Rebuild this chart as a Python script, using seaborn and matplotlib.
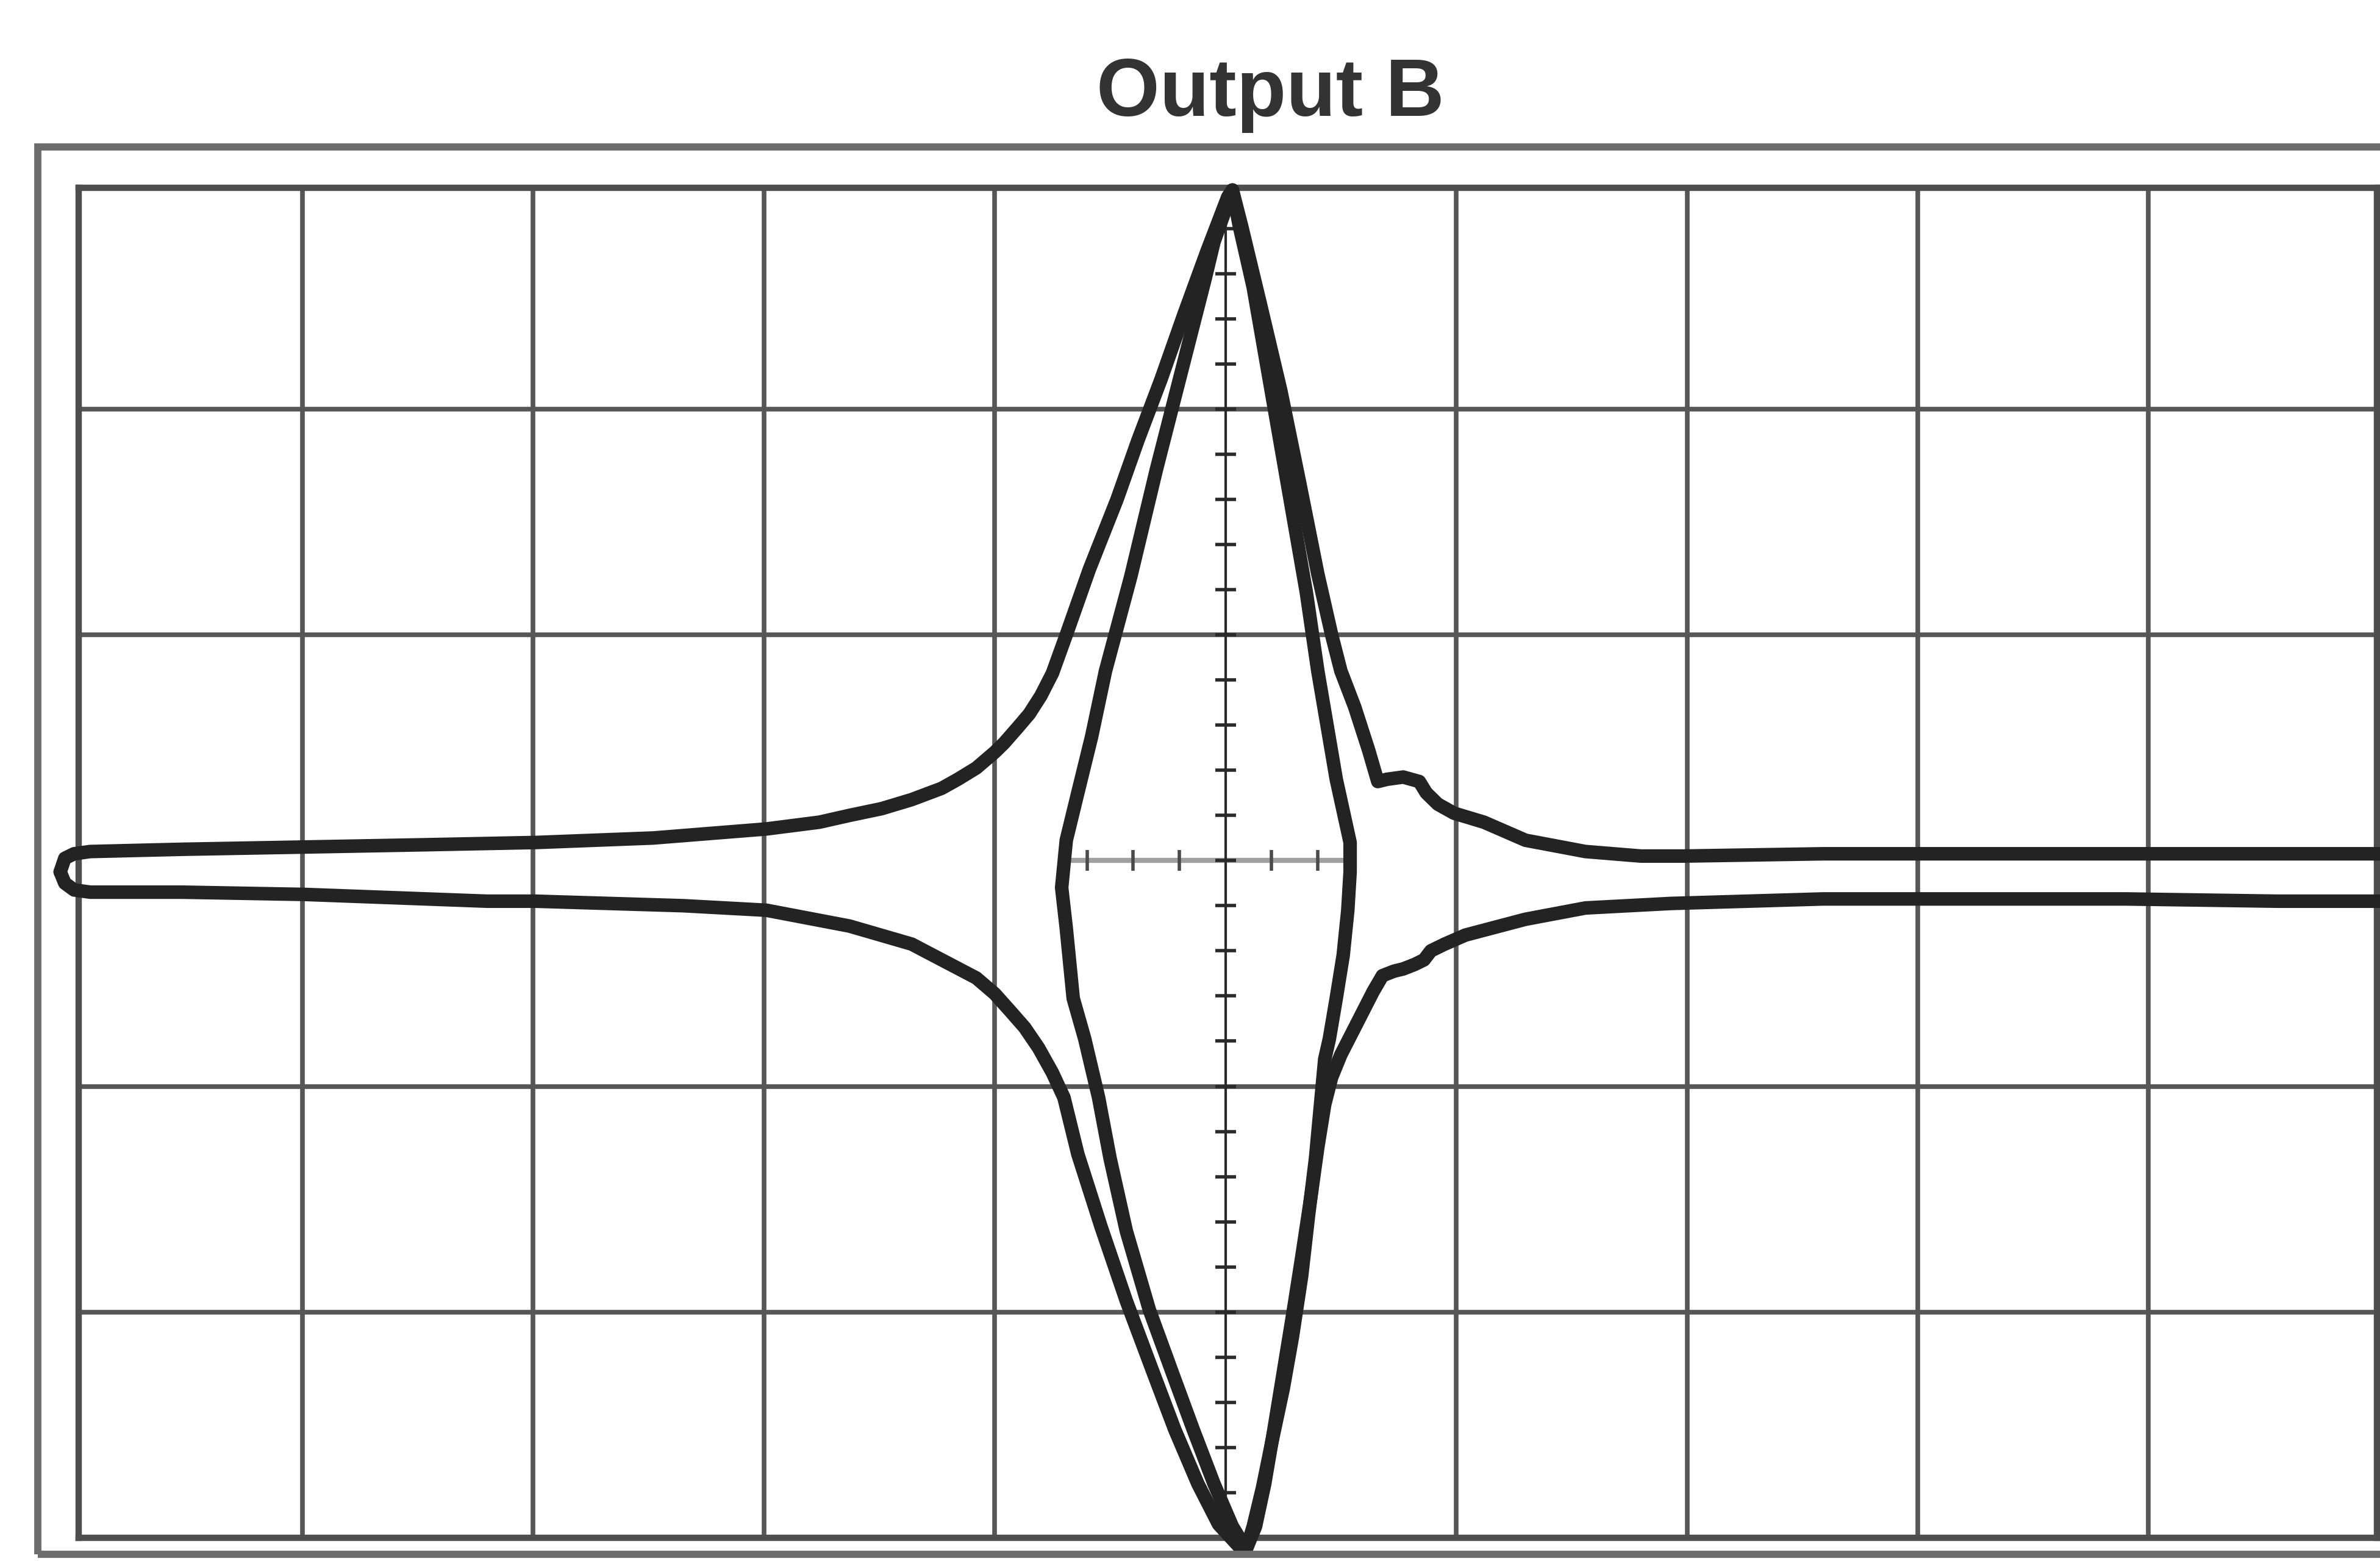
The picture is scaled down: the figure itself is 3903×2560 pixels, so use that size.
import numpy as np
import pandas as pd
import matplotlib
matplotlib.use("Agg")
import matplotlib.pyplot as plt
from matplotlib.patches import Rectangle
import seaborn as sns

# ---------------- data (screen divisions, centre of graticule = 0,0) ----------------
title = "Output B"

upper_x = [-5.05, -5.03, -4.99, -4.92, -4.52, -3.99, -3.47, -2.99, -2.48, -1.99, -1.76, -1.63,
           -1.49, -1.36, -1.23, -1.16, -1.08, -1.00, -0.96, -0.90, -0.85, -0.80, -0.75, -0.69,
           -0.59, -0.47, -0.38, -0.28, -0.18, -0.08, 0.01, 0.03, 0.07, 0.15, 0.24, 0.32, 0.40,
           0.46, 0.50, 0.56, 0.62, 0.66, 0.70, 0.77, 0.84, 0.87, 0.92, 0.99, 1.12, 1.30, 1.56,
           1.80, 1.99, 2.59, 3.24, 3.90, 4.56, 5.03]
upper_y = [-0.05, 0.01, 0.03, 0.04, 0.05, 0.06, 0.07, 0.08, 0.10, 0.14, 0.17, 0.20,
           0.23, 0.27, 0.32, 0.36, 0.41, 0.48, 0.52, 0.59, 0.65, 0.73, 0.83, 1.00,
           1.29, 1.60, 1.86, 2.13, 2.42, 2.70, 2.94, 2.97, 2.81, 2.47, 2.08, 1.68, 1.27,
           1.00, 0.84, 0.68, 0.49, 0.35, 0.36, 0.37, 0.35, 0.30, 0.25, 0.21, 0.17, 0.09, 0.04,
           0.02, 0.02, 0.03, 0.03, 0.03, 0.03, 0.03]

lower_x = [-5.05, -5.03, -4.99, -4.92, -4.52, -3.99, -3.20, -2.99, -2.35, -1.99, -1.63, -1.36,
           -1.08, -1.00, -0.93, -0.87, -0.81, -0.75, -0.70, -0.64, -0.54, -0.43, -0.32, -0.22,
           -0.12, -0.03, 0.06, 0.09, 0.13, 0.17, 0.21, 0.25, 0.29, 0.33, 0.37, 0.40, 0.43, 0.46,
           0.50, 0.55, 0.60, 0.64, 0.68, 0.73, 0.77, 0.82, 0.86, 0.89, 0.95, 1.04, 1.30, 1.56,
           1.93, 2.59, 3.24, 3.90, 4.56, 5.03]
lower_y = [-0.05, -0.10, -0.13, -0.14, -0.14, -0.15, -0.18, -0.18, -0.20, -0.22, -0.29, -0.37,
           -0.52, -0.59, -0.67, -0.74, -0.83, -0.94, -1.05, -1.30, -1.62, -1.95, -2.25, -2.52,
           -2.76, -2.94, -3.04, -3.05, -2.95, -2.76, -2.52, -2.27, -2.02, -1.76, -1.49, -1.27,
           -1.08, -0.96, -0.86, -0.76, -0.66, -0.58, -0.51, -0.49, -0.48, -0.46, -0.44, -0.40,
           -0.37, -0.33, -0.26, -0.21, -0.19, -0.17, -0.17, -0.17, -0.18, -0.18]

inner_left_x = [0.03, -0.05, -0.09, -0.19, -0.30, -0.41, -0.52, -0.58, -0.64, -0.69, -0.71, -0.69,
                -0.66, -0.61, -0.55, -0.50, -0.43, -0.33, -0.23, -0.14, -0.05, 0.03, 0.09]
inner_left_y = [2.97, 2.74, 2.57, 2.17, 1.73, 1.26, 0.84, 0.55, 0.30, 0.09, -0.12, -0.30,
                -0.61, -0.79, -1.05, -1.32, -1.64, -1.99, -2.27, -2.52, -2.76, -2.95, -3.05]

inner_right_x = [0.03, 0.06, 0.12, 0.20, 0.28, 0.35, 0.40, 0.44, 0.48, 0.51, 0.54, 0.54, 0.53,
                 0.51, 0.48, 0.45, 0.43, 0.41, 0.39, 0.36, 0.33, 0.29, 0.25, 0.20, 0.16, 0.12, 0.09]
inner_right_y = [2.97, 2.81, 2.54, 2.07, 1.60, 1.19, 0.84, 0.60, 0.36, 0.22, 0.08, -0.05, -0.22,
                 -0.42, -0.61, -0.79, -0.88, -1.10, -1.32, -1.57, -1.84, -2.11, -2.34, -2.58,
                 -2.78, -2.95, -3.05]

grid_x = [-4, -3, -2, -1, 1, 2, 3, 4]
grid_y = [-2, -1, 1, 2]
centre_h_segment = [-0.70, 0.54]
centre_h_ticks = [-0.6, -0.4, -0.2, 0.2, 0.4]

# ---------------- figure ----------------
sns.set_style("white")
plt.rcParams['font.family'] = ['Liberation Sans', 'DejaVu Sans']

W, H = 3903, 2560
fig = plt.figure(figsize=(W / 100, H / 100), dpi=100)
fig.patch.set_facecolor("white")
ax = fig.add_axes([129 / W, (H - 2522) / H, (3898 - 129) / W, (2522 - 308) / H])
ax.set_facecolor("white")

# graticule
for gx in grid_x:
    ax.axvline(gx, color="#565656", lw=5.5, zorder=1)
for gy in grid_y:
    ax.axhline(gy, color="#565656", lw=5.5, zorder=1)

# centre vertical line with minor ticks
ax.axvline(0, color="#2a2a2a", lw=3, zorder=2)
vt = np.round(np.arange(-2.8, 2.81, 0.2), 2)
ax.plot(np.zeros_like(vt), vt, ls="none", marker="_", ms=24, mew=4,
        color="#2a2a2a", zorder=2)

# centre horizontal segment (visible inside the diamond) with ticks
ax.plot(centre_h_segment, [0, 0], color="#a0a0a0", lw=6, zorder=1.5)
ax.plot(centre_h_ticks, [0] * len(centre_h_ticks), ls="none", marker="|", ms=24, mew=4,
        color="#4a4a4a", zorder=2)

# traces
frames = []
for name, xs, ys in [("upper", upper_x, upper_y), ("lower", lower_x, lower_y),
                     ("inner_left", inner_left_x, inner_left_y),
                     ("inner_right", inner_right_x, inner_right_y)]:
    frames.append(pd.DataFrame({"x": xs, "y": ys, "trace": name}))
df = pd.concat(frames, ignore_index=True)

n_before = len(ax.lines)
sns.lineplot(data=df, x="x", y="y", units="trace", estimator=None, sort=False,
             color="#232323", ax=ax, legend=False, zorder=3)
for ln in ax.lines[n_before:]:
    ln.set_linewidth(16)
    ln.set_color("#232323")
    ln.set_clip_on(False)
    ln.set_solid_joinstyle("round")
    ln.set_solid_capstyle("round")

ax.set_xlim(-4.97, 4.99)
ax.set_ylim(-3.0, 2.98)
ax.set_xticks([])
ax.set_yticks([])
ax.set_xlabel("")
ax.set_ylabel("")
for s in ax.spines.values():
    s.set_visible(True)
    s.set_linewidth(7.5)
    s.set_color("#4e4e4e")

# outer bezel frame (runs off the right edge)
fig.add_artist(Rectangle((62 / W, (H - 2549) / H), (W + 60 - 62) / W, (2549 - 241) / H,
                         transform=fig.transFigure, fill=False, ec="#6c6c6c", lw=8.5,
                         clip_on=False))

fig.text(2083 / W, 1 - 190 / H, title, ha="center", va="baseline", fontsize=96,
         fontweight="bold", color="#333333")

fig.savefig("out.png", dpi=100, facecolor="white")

- - - - - - -

**What to do**
Write out each line again precisely as it appears, skipping every picture.

**Reply to the exercise**
Rebuild this chart as a Python script, using seaborn and matplotlib.
The picture is scaled down: the figure itself is 3903×2560 pixels, so use that size.
import numpy as np
import pandas as pd
import matplotlib
matplotlib.use("Agg")
import matplotlib.pyplot as plt
from matplotlib.patches import Rectangle
import seaborn as sns

# ---------------- data (screen divisions, centre of graticule = 0,0) ----------------
title = "Output B"

upper_x = [-5.05, -5.03, -4.99, -4.92, -4.52, -3.99, -3.47, -2.99, -2.48, -1.99, -1.76, -1.63,
           -1.49, -1.36, -1.23, -1.16, -1.08, -1.00, -0.96, -0.90, -0.85, -0.80, -0.75, -0.69,
           -0.59, -0.47, -0.38, -0.28, -0.18, -0.08, 0.01, 0.03, 0.07, 0.15, 0.24, 0.32, 0.40,
           0.46, 0.50, 0.56, 0.62, 0.66, 0.70, 0.77, 0.84, 0.87, 0.92, 0.99, 1.12, 1.30, 1.56,
           1.80, 1.99, 2.59, 3.24, 3.90, 4.56, 5.03]
upper_y = [-0.05, 0.01, 0.03, 0.04, 0.05, 0.06, 0.07, 0.08, 0.10, 0.14, 0.17, 0.20,
           0.23, 0.27, 0.32, 0.36, 0.41, 0.48, 0.52, 0.59, 0.65, 0.73, 0.83, 1.00,
           1.29, 1.60, 1.86, 2.13, 2.42, 2.70, 2.94, 2.97, 2.81, 2.47, 2.08, 1.68, 1.27,
           1.00, 0.84, 0.68, 0.49, 0.35, 0.36, 0.37, 0.35, 0.30, 0.25, 0.21, 0.17, 0.09, 0.04,
           0.02, 0.02, 0.03, 0.03, 0.03, 0.03, 0.03]

lower_x = [-5.05, -5.03, -4.99, -4.92, -4.52, -3.99, -3.20, -2.99, -2.35, -1.99, -1.63, -1.36,
           -1.08, -1.00, -0.93, -0.87, -0.81, -0.75, -0.70, -0.64, -0.54, -0.43, -0.32, -0.22,
           -0.12, -0.03, 0.06, 0.09, 0.13, 0.17, 0.21, 0.25, 0.29, 0.33, 0.37, 0.40, 0.43, 0.46,
           0.50, 0.55, 0.60, 0.64, 0.68, 0.73, 0.77, 0.82, 0.86, 0.89, 0.95, 1.04, 1.30, 1.56,
           1.93, 2.59, 3.24, 3.90, 4.56, 5.03]
lower_y = [-0.05, -0.10, -0.13, -0.14, -0.14, -0.15, -0.18, -0.18, -0.20, -0.22, -0.29, -0.37,
           -0.52, -0.59, -0.67, -0.74, -0.83, -0.94, -1.05, -1.30, -1.62, -1.95, -2.25, -2.52,
           -2.76, -2.94, -3.04, -3.05, -2.95, -2.76, -2.52, -2.27, -2.02, -1.76, -1.49, -1.27,
           -1.08, -0.96, -0.86, -0.76, -0.66, -0.58, -0.51, -0.49, -0.48, -0.46, -0.44, -0.40,
           -0.37, -0.33, -0.26, -0.21, -0.19, -0.17, -0.17, -0.17, -0.18, -0.18]

inner_left_x = [0.03, -0.05, -0.09, -0.19, -0.30, -0.41, -0.52, -0.58, -0.64, -0.69, -0.71, -0.69,
                -0.66, -0.61, -0.55, -0.50, -0.43, -0.33, -0.23, -0.14, -0.05, 0.03, 0.09]
inner_left_y = [2.97, 2.74, 2.57, 2.17, 1.73, 1.26, 0.84, 0.55, 0.30, 0.09, -0.12, -0.30,
                -0.61, -0.79, -1.05, -1.32, -1.64, -1.99, -2.27, -2.52, -2.76, -2.95, -3.05]

inner_right_x = [0.03, 0.06, 0.12, 0.20, 0.28, 0.35, 0.40, 0.44, 0.48, 0.51, 0.54, 0.54, 0.53,
                 0.51, 0.48, 0.45, 0.43, 0.41, 0.39, 0.36, 0.33, 0.29, 0.25, 0.20, 0.16, 0.12, 0.09]
inner_right_y = [2.97, 2.81, 2.54, 2.07, 1.60, 1.19, 0.84, 0.60, 0.36, 0.22, 0.08, -0.05, -0.22,
                 -0.42, -0.61, -0.79, -0.88, -1.10, -1.32, -1.57, -1.84, -2.11, -2.34, -2.58,
                 -2.78, -2.95, -3.05]

grid_x = [-4, -3, -2, -1, 1, 2, 3, 4]
grid_y = [-2, -1, 1, 2]
centre_h_segment = [-0.70, 0.54]
centre_h_ticks = [-0.6, -0.4, -0.2, 0.2, 0.4]

# ---------------- figure ----------------
sns.set_style("white")
plt.rcParams['font.family'] = ['Liberation Sans', 'DejaVu Sans']

W, H = 3903, 2560
fig = plt.figure(figsize=(W / 100, H / 100), dpi=100)
fig.patch.set_facecolor("white")
ax = fig.add_axes([129 / W, (H - 2522) / H, (3898 - 129) / W, (2522 - 308) / H])
ax.set_facecolor("white")

# graticule
for gx in grid_x:
    ax.axvline(gx, color="#565656", lw=5.5, zorder=1)
for gy in grid_y:
    ax.axhline(gy, color="#565656", lw=5.5, zorder=1)

# centre vertical line with minor ticks
ax.axvline(0, color="#2a2a2a", lw=3, zorder=2)
vt = np.round(np.arange(-2.8, 2.81, 0.2), 2)
ax.plot(np.zeros_like(vt), vt, ls="none", marker="_", ms=24, mew=4,
        color="#2a2a2a", zorder=2)

# centre horizontal segment (visible inside the diamond) with ticks
ax.plot(centre_h_segment, [0, 0], color="#a0a0a0", lw=6, zorder=1.5)
ax.plot(centre_h_ticks, [0] * len(centre_h_ticks), ls="none", marker="|", ms=24, mew=4,
        color="#4a4a4a", zorder=2)

# traces
frames = []
for name, xs, ys in [("upper", upper_x, upper_y), ("lower", lower_x, lower_y),
                     ("inner_left", inner_left_x, inner_left_y),
                     ("inner_right", inner_right_x, inner_right_y)]:
    frames.append(pd.DataFrame({"x": xs, "y": ys, "trace": name}))
df = pd.concat(frames, ignore_index=True)

n_before = len(ax.lines)
sns.lineplot(data=df, x="x", y="y", units="trace", estimator=None, sort=False,
             color="#232323", ax=ax, legend=False, zorder=3)
for ln in ax.lines[n_before:]:
    ln.set_linewidth(16)
    ln.set_color("#232323")
    ln.set_clip_on(False)
    ln.set_solid_joinstyle("round")
    ln.set_solid_capstyle("round")

ax.set_xlim(-4.97, 4.99)
ax.set_ylim(-3.0, 2.98)
ax.set_xticks([])
ax.set_yticks([])
ax.set_xlabel("")
ax.set_ylabel("")
for s in ax.spines.values():
    s.set_visible(True)
    s.set_linewidth(7.5)
    s.set_color("#4e4e4e")

# outer bezel frame (runs off the right edge)
fig.add_artist(Rectangle((62 / W, (H - 2549) / H), (W + 60 - 62) / W, (2549 - 241) / H,
                         transform=fig.transFigure, fill=False, ec="#6c6c6c", lw=8.5,
                         clip_on=False))

fig.text(2083 / W, 1 - 190 / H, title, ha="center", va="baseline", fontsize=96,
         fontweight="bold", color="#333333")

fig.savefig("out.png", dpi=100, facecolor="white")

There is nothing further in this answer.